Одним из главных импульсов было стремление добиться предельной простоты, нейтральности материала — и максимальной сложности процессов (доступных уху), с ним происходящих. Все, что мы слышим, — хроматические гаммы: асинхронно ускоряющиеся, замедляющиеся — и изменения тембров — от едва заметного шороха к полноценному звуку и от полноценного звука к искажению. Гаммы, расходясь и пересекаясь на разных скоростях, образуют аккорды, иногда — тональные. Нам все время кажется, что преобразование материала вот-вот выведет нас к привычному тональному контексту, и всякий раз мы вынуждены признать, что ошибались.

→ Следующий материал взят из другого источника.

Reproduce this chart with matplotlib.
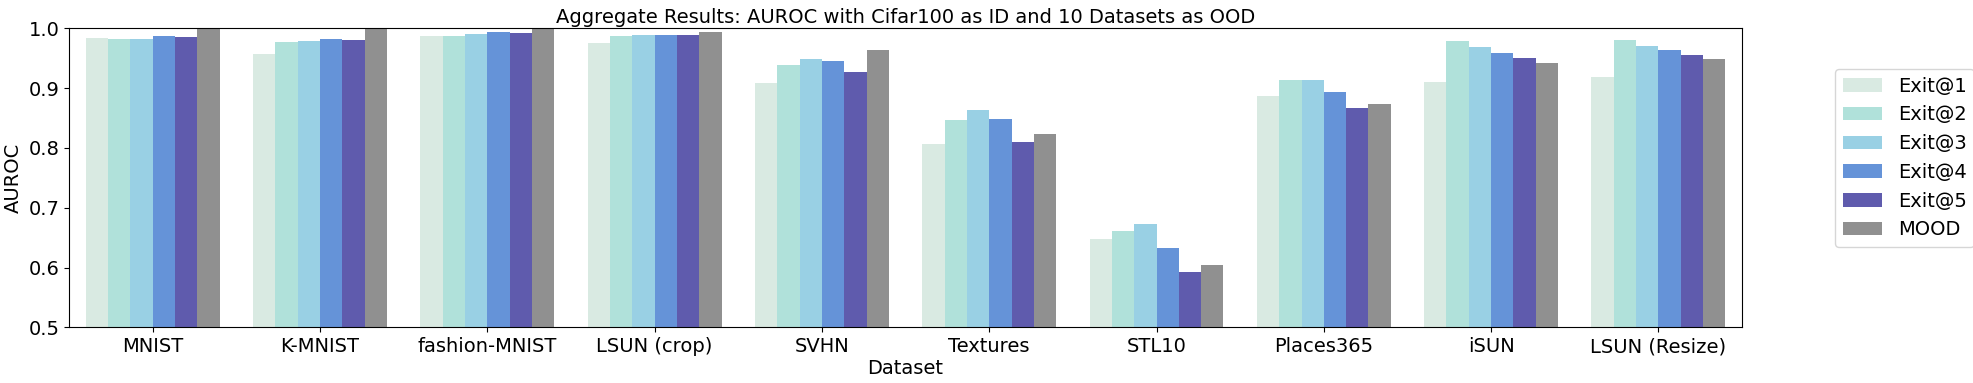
import numpy as np
import matplotlib
matplotlib.use('Agg')
import matplotlib.pyplot as plt

datasets = ['MNIST', 'K-MNIST', 'fashion-MNIST', 'LSUN (crop)', 'SVHN',
            'Textures', 'STL10', 'Places365', 'iSUN', 'LSUN (Resize)']
methods = ['Exit@1', 'Exit@2', 'Exit@3', 'Exit@4', 'Exit@5', 'MOOD']

exit1 = [0.984, 0.957, 0.987, 0.975, 0.909, 0.807, 0.648, 0.887, 0.910, 0.919]
exit2 = [0.982, 0.977, 0.987, 0.987, 0.939, 0.847, 0.661, 0.914, 0.979, 0.981]
exit3 = [0.982, 0.979, 0.990, 0.989, 0.949, 0.863, 0.673, 0.914, 0.969, 0.971]
exit4 = [0.987, 0.982, 0.994, 0.989, 0.945, 0.848, 0.633, 0.894, 0.959, 0.964]
exit5 = [0.985, 0.980, 0.992, 0.989, 0.927, 0.810, 0.593, 0.867, 0.950, 0.955]
mood = [1.000, 1.000, 1.000, 0.994, 0.964, 0.823, 0.604, 0.874, 0.942, 0.949]

colors = ['#d9eae2', '#b0e1da', '#99d0e4', '#6593d8', '#5f5bad', '#909090']

plt.rcParams['font.family'] = ['DejaVu Sans']

fig = plt.figure(figsize=(19.74, 3.83), dpi=100)
ax = fig.add_axes([0.035, 0.1454, 0.8475, 0.7807])

series = [exit1, exit2, exit3, exit4, exit5, mood]
x = np.arange(len(datasets))
w = 0.8 / len(series)
for i, (vals, c, name) in enumerate(zip(series, colors, methods)):
    ax.bar(x - 0.4 + w * (i + 0.5), vals, width=w, color=c, label=name)

ax.set_ylim(0.5, 1.0)
ax.set_xlim(-0.5, len(datasets) - 0.5)
ax.set_xticks(x)
ax.set_xticklabels(datasets, fontsize=14)
ax.tick_params(axis='y', labelsize=14)
ax.set_yticks([0.5, 0.6, 0.7, 0.8, 0.9, 1.0])
ax.set_xlabel('Dataset', fontsize=14, labelpad=2)
ax.set_ylabel('AUROC', fontsize=14)
ax.set_title('Aggregate Results: AUROC with Cifar100 as ID and 10 Datasets as OOD',
             fontsize=14, pad=4)

ax.legend(loc='center left', bbox_to_anchor=(1.05, 0.566), fontsize=14, frameon=True)

fig.savefig('out.png', dpi=100)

Дмитрий Курляндский, «Знаки препинания» (2008) для флейты, кларнета, скрипки, виолончели и фортепиано
Впечатление слушателя
. Допустим, так звучит хлопок одной ладони или звучат крылья летающих насекомых — бабочек, стрекоз; а еще так звучат переключатели у водителей троллейбусов или же трамваев, по видимой (точнее, слышимой) цепочке передающих импульс человеческого участия всем этим механически настроенным машинам. Да отчего ж только общественный транспорт — личный тоже, вот и станки всевозможные туда же или какой-нибудь кассетный магнитофон, работающий вхолостую — без кассет, шуршащих в склеенных местах, или без бобин.Курляндский пишет о ритмизации тишины, и действительно на записи слышно, как зрители сначала кашляют и елозят на своих стульях (одним из самых сильных впечатлений от записи Пятой Брукнера под руководством Фуртвенглера в Берлине 1942 года является шум на начальных тактах; бытовой шум, производимый мертвыми людьми), потом словно бы включаются счетчики (в детстве меня манила красно-синяя выпуклая кнопка в счетчике электроэнергии, помнишь ли ее?), а люди замолкают. Слышны легкие касания струн, беззвучные выдохи-выдувания, едва-едва обозначающие вираж или же подмалевок.
Я лишь слушаю, но будто бы вижу музыкантов, исполняющих опус так, как обычно исполняют чечетку — то есть получается, что на этот раз они бьют ее босые? Или, скорее всего, зависая в воздухе и не доставая пола ногами.